EXERCISE BRIEF: Output the full listing below exactly as it reads, and skip anything that is a picture.

┏━━

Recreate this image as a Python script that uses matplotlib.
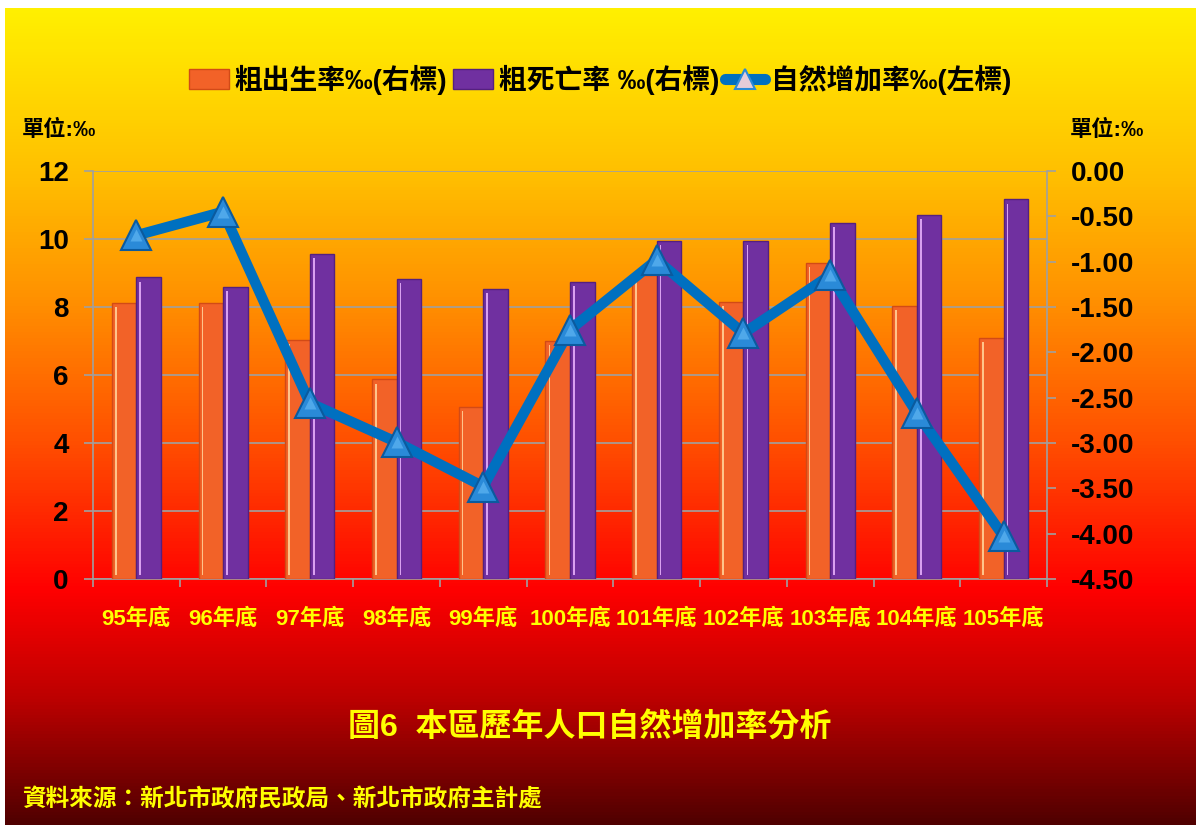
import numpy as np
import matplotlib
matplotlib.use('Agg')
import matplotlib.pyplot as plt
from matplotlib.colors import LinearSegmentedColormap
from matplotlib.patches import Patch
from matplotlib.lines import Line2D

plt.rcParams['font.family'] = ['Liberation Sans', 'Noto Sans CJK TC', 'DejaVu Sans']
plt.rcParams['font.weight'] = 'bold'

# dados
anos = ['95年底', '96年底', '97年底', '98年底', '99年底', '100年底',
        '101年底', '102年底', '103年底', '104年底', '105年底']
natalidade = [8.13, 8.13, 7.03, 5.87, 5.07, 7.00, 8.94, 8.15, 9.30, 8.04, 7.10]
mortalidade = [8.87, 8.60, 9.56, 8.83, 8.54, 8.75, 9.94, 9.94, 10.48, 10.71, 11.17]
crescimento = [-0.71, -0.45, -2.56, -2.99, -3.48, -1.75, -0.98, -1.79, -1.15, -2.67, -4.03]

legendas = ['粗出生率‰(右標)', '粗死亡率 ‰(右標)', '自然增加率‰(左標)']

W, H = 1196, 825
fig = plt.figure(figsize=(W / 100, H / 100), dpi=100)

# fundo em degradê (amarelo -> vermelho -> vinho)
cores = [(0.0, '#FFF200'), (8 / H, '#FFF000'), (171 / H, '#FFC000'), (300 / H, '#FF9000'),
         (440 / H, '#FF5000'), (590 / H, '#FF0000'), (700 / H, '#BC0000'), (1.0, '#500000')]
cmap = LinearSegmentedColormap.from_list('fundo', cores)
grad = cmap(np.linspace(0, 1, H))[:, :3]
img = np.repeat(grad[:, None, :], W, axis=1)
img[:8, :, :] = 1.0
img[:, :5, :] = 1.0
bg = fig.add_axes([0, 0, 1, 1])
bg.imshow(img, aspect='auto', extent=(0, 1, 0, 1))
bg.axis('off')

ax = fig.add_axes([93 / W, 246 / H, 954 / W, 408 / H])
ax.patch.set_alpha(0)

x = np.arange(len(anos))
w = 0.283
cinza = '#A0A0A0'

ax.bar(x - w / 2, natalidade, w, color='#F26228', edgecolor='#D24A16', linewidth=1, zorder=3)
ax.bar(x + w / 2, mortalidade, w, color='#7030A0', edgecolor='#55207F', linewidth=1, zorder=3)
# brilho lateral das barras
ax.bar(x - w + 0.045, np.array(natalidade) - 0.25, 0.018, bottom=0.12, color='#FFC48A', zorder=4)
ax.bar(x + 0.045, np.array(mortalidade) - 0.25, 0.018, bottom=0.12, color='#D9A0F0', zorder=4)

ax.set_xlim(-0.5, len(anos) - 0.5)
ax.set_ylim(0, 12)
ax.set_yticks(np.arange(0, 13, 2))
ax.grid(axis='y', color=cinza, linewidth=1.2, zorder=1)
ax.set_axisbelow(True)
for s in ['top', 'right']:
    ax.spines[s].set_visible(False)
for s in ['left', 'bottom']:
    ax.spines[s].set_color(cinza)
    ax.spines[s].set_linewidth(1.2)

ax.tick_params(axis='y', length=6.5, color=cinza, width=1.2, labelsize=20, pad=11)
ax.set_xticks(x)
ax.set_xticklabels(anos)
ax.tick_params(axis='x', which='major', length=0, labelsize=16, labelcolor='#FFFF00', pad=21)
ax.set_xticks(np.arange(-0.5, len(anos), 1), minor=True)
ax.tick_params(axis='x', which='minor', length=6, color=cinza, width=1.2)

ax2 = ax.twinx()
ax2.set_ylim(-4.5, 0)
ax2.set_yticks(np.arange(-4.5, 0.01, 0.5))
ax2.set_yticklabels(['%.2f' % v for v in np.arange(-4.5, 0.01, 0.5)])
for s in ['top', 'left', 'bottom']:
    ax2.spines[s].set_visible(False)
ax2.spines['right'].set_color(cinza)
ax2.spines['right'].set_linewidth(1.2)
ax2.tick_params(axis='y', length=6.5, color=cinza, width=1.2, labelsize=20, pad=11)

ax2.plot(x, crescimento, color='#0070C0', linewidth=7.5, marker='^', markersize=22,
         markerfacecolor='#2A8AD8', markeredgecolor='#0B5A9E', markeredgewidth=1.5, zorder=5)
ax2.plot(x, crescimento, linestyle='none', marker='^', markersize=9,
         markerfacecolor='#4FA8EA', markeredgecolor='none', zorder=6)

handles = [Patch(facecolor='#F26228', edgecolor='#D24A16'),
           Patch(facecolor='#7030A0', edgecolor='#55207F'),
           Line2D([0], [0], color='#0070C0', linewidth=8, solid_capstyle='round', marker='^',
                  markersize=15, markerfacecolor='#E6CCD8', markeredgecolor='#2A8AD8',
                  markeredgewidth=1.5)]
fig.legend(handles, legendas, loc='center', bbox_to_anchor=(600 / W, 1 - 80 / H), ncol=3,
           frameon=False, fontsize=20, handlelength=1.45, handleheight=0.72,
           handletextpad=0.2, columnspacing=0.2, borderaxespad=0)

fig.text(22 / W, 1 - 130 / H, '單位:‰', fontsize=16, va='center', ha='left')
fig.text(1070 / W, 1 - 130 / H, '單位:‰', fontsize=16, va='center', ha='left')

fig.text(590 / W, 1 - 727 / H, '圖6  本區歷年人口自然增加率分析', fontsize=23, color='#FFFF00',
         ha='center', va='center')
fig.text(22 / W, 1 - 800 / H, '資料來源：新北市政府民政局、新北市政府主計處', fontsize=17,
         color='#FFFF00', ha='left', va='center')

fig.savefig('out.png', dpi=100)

┗━━

CORRECT RESULT:
Recreate this image as a Python script that uses matplotlib.
import numpy as np
import matplotlib
matplotlib.use('Agg')
import matplotlib.pyplot as plt
from matplotlib.colors import LinearSegmentedColormap
from matplotlib.patches import Patch
from matplotlib.lines import Line2D

plt.rcParams['font.family'] = ['Liberation Sans', 'Noto Sans CJK TC', 'DejaVu Sans']
plt.rcParams['font.weight'] = 'bold'

# dados
anos = ['95年底', '96年底', '97年底', '98年底', '99年底', '100年底',
        '101年底', '102年底', '103年底', '104年底', '105年底']
natalidade = [8.13, 8.13, 7.03, 5.87, 5.07, 7.00, 8.94, 8.15, 9.30, 8.04, 7.10]
mortalidade = [8.87, 8.60, 9.56, 8.83, 8.54, 8.75, 9.94, 9.94, 10.48, 10.71, 11.17]
crescimento = [-0.71, -0.45, -2.56, -2.99, -3.48, -1.75, -0.98, -1.79, -1.15, -2.67, -4.03]

legendas = ['粗出生率‰(右標)', '粗死亡率 ‰(右標)', '自然增加率‰(左標)']

W, H = 1196, 825
fig = plt.figure(figsize=(W / 100, H / 100), dpi=100)

# fundo em degradê (amarelo -> vermelho -> vinho)
cores = [(0.0, '#FFF200'), (8 / H, '#FFF000'), (171 / H, '#FFC000'), (300 / H, '#FF9000'),
         (440 / H, '#FF5000'), (590 / H, '#FF0000'), (700 / H, '#BC0000'), (1.0, '#500000')]
cmap = LinearSegmentedColormap.from_list('fundo', cores)
grad = cmap(np.linspace(0, 1, H))[:, :3]
img = np.repeat(grad[:, None, :], W, axis=1)
img[:8, :, :] = 1.0
img[:, :5, :] = 1.0
bg = fig.add_axes([0, 0, 1, 1])
bg.imshow(img, aspect='auto', extent=(0, 1, 0, 1))
bg.axis('off')

ax = fig.add_axes([93 / W, 246 / H, 954 / W, 408 / H])
ax.patch.set_alpha(0)

x = np.arange(len(anos))
w = 0.283
cinza = '#A0A0A0'

ax.bar(x - w / 2, natalidade, w, color='#F26228', edgecolor='#D24A16', linewidth=1, zorder=3)
ax.bar(x + w / 2, mortalidade, w, color='#7030A0', edgecolor='#55207F', linewidth=1, zorder=3)
# brilho lateral das barras
ax.bar(x - w + 0.045, np.array(natalidade) - 0.25, 0.018, bottom=0.12, color='#FFC48A', zorder=4)
ax.bar(x + 0.045, np.array(mortalidade) - 0.25, 0.018, bottom=0.12, color='#D9A0F0', zorder=4)

ax.set_xlim(-0.5, len(anos) - 0.5)
ax.set_ylim(0, 12)
ax.set_yticks(np.arange(0, 13, 2))
ax.grid(axis='y', color=cinza, linewidth=1.2, zorder=1)
ax.set_axisbelow(True)
for s in ['top', 'right']:
    ax.spines[s].set_visible(False)
for s in ['left', 'bottom']:
    ax.spines[s].set_color(cinza)
    ax.spines[s].set_linewidth(1.2)

ax.tick_params(axis='y', length=6.5, color=cinza, width=1.2, labelsize=20, pad=11)
ax.set_xticks(x)
ax.set_xticklabels(anos)
ax.tick_params(axis='x', which='major', length=0, labelsize=16, labelcolor='#FFFF00', pad=21)
ax.set_xticks(np.arange(-0.5, len(anos), 1), minor=True)
ax.tick_params(axis='x', which='minor', length=6, color=cinza, width=1.2)

ax2 = ax.twinx()
ax2.set_ylim(-4.5, 0)
ax2.set_yticks(np.arange(-4.5, 0.01, 0.5))
ax2.set_yticklabels(['%.2f' % v for v in np.arange(-4.5, 0.01, 0.5)])
for s in ['top', 'left', 'bottom']:
    ax2.spines[s].set_visible(False)
ax2.spines['right'].set_color(cinza)
ax2.spines['right'].set_linewidth(1.2)
ax2.tick_params(axis='y', length=6.5, color=cinza, width=1.2, labelsize=20, pad=11)

ax2.plot(x, crescimento, color='#0070C0', linewidth=7.5, marker='^', markersize=22,
         markerfacecolor='#2A8AD8', markeredgecolor='#0B5A9E', markeredgewidth=1.5, zorder=5)
ax2.plot(x, crescimento, linestyle='none', marker='^', markersize=9,
         markerfacecolor='#4FA8EA', markeredgecolor='none', zorder=6)

handles = [Patch(facecolor='#F26228', edgecolor='#D24A16'),
           Patch(facecolor='#7030A0', edgecolor='#55207F'),
           Line2D([0], [0], color='#0070C0', linewidth=8, solid_capstyle='round', marker='^',
                  markersize=15, markerfacecolor='#E6CCD8', markeredgecolor='#2A8AD8',
                  markeredgewidth=1.5)]
fig.legend(handles, legendas, loc='center', bbox_to_anchor=(600 / W, 1 - 80 / H), ncol=3,
           frameon=False, fontsize=20, handlelength=1.45, handleheight=0.72,
           handletextpad=0.2, columnspacing=0.2, borderaxespad=0)

fig.text(22 / W, 1 - 130 / H, '單位:‰', fontsize=16, va='center', ha='left')
fig.text(1070 / W, 1 - 130 / H, '單位:‰', fontsize=16, va='center', ha='left')

fig.text(590 / W, 1 - 727 / H, '圖6  本區歷年人口自然增加率分析', fontsize=23, color='#FFFF00',
         ha='center', va='center')
fig.text(22 / W, 1 - 800 / H, '資料來源：新北市政府民政局、新北市政府主計處', fontsize=17,
         color='#FFFF00', ha='left', va='center')

fig.savefig('out.png', dpi=100)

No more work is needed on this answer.